1967: Lawrence (Larry) Gobnick è un professore di fisica un po' nevrotico e tanto insicuro, appartenente a una comunità ebraica del Mid West che ogni giorno insegna ai suoi studenti, attraverso il principio di indeterminazione e il Paradosso del gatto di Schrödinger, che nulla è assolutamente certo. Ed è proprio per questo motivo che al povero Larry ne capitano di tutti i colori: rischia che il suo incarico non venga riconfermato, viene ricattato da uno studente, i figli lo tengono in considerazione solo quando fa loro comodo, suo fratello Arthur si stabilizza nel bagno di casa sua, la vicina attenta alla sua fedeltà seducendolo prendendo il sole nuda, la moglie Judith gli chiede un Gett - una sorta di annullamento del matrimonio in forma religiosa - che le permetterà di risposare Sy Ableman, un uomo molto più sicuro di lui e meglio inserito nella comunità ebraica in cui tutti loro vivono. È in uno dei momenti peggiori che all'uomo arriva il fatidico consiglio “Siamo ebrei: abbiamo il pozzo della tradizione a cui attingere per capire”. Nel tentativo di superare le difficoltà che gli si pongono dinnanzi, Larry cerca di appigliarsi all'unica speranza di certezza che gli rimane: la fede. Si rivolge quindi a tre rabbini diversi. Ciò che però riceve da questi incontri sono risposte fuorvianti (“Non possiamo sapere tutto”, è la spiazzante risposta con cui il secondo rabbino conclude l'incontro), discorsi ammaliatori senza né capo né coda, tanta delusione, meno speranze e certezze di prima. Proprio quando Larry sembra aver risolto i suoi numerosi problemi, arriva il finale aperto, che lascia presagire una nuova disgrazia.
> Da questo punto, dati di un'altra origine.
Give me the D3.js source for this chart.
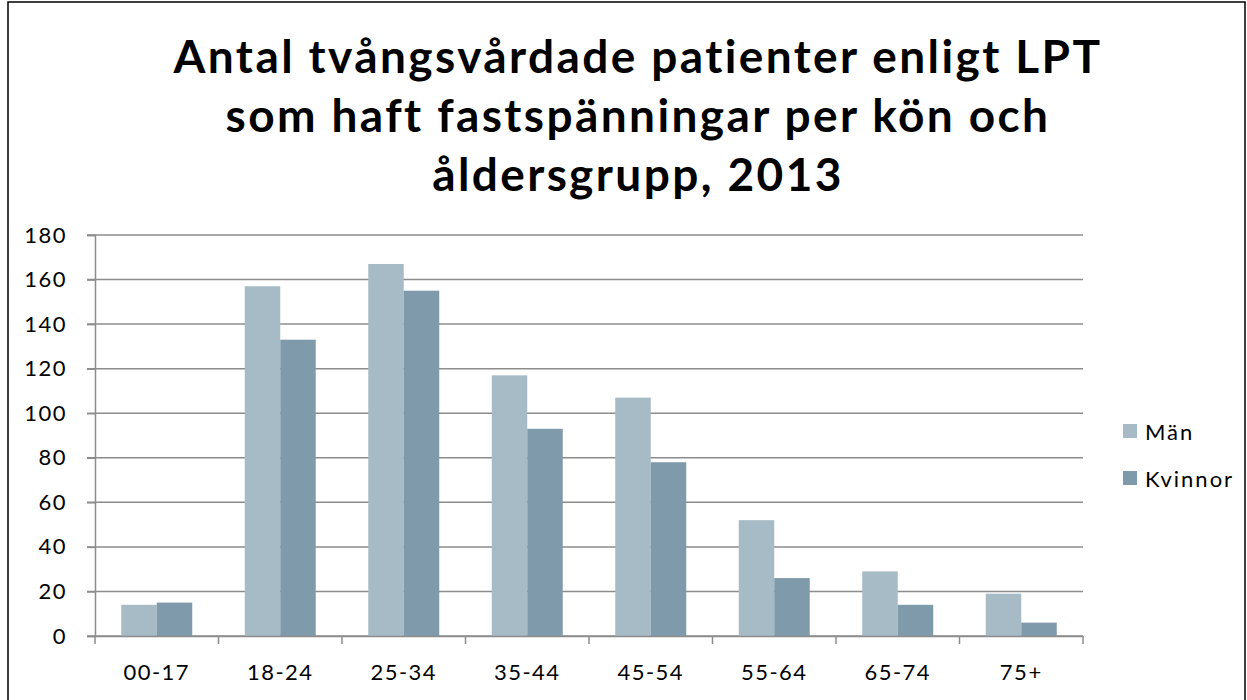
<!DOCTYPE html>
<html><head><meta charset="utf-8">
<script src="https://cdn.jsdelivr.net/npm/d3@7"></script>
<style>html,body{margin:0;padding:0;background:#fff}svg{display:block}</style>
</head><body>
<script>
const categories = ["00-17","18-24","25-34","35-44","45-54","55-64","65-74","75+"];
const seriesNames = ["Män","Kvinnor"];
const man = [14,157,167,117,107,52,29,19];
const kvinnor = [15,133,155,93,78,26,14,6];
const yTicks = [0,20,40,60,80,100,120,140,160,180];
const titleLines = ["Antal tvångsvårdade patienter enligt LPT","som haft fastspänningar per kön och","åldersgrupp, 2013"];
const colors = ["#a7bbc6","#7f9aab"];

(function(){
const W=1247,H=700;
const svg=d3.select("body").append("svg").attr("width",W).attr("height",H);
svg.append("rect").attr("x",8).attr("y",2).attr("width",1237).attr("height",710)
  .attr("fill","#fff").attr("stroke","#000").attr("stroke-width",1.5);

const font="'Lato','DejaVu Sans',sans-serif";
const pl=95,pr=1083,pt=235,pb=636;
const y=d3.scaleLinear().domain([0,180]).range([pb,pt]);
const x0=d3.scaleBand().domain(categories).range([pl,pr]).padding(0);
const x1=d3.scaleBand().domain(seriesNames).range([0,x0.bandwidth()]).paddingInner(0).paddingOuter(0.74);

svg.append("g").selectAll("line").data(yTicks).join("line")
  .attr("x1",pl-8).attr("x2",pr).attr("y1",d=>y(d)).attr("y2",d=>y(d))
  .attr("stroke","#8c8c8c").attr("stroke-width",1.5);

const data=categories.map((c,i)=>({c,vals:[man[i],kvinnor[i]]}));
const g=svg.append("g").selectAll("g").data(data).join("g").attr("transform",d=>`translate(${x0(d.c)},0)`);
g.selectAll("rect").data(d=>d.vals.map((v,j)=>({s:seriesNames[j],v,j}))).join("rect")
  .attr("x",d=>x1(d.s)).attr("width",x1.bandwidth()).attr("y",d=>y(d.v)).attr("height",d=>y(0)-y(d.v))
  .attr("fill",d=>colors[d.j]);

const yAxis=svg.append("g").attr("transform",`translate(${pl},0)`)
  .call(d3.axisLeft(y).tickValues(yTicks).tickSize(8).tickPadding(20));
yAxis.select(".domain").attr("stroke","#8c8c8c").attr("stroke-width",1.5);
yAxis.selectAll(".tick line").attr("stroke","#8c8c8c").attr("stroke-width",1.5);
yAxis.selectAll("text").attr("font-family",font).attr("font-size",22).attr("letter-spacing","1.5px").attr("fill","#000");

const xAxis=svg.append("g").attr("transform",`translate(0,${pb})`)
  .call(d3.axisBottom(x0).tickSize(0).tickPadding(28).tickSizeOuter(0));
xAxis.select(".domain").attr("stroke","#8c8c8c").attr("stroke-width",1.5);
xAxis.selectAll("text").attr("font-family",font).attr("font-size",22).attr("letter-spacing","1.5px").attr("fill","#000");
svg.append("g").selectAll("line").data(d3.range(categories.length+1)).join("line")
  .attr("x1",i=>pl+i*x0.step()).attr("x2",i=>pl+i*x0.step()).attr("y1",pb).attr("y2",pb+8)
  .attr("stroke","#8c8c8c").attr("stroke-width",1.5);

svg.append("g").selectAll("text").data(titleLines).join("text")
  .attr("x",638).attr("y",(d,i)=>73+i*59).attr("text-anchor","middle")
  .attr("font-family",font).attr("font-weight","bold").attr("font-size",46).attr("letter-spacing","2.4px")
  .attr("fill","#000").text(d=>d);

const lg=svg.append("g").selectAll("g").data(seriesNames).join("g").attr("transform",(d,i)=>`translate(1123,${424+i*47})`);
lg.append("rect").attr("width",14).attr("height",14).attr("fill",(d,i)=>colors[i]);
lg.append("text").attr("x",22).attr("y",16).attr("font-family",font).attr("font-size",22).attr("letter-spacing","2px").attr("fill","#000").text(d=>d);
})();
</script>
</body></html>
Il confronto con la critica che Allen fa della religione e della forma mentis ebraica nasce spontaneo. Il protagonista, un po' nevrotico e molto timido, con tanto di occhiali, sembra proprio ricordare i personaggi interpretati dallo stesso Woody Allen. La critica è condotta, però, diversamente e la comicità si esprime in modo differente: se nei film del regista newyorchese sono presenti moltissime battute di spirito, che divertono e tengono viva l'attenzione dello spettatore, i fratelli Coen preferiscono suscitare la risata delineando situazioni grottesche e portando all'esasperazione la vicenda, inducendo il pubblico a ridere amaramente o a rimanere completamente sconcertato. Ne risulta così un film molto meno divertente ma ugualmente profondo. Sicuramente i due registi riescono a rendere meglio l'elemento del realismo: anche se i fatti sono volutamente portati all'esasperazione, le singole situazioni attingono con certezza alla realtà. Gli stessi volti degli attori protagonisti, non belli come i soliti divi del cinema, riescono a dare l'idea di una famiglia non idealizzata, ma comune.
Il film ha molti punti di forza: la bravura del cast, la profondità del tema trattato, l'adeguatezza della colonna sonora (molto efficaci sia i titoli di testa che quelli di coda, piacevolmente accompagnati dalle note di Somebody to Love dei Jefferson Airplane), la riuscitissima e tagliente analisi dei costumi e del messaggio della religione ebraica. Purtroppo l'unica pecca si fa sentire molto: la vicenda procede lentamente, a forza di lunghissimi primi piani e dialoghi, divenendo un po' noiosa in alcuni punti e difficile da seguire con attenzione viva. Non si può dire che sia un film avvincente; il valore dell'ultima opera dei fratelli Coen non sta tanto nell'avvicendarsi fluente e piacevole della narrazione, quanto nella riflessione che esso stimola dopo la visione.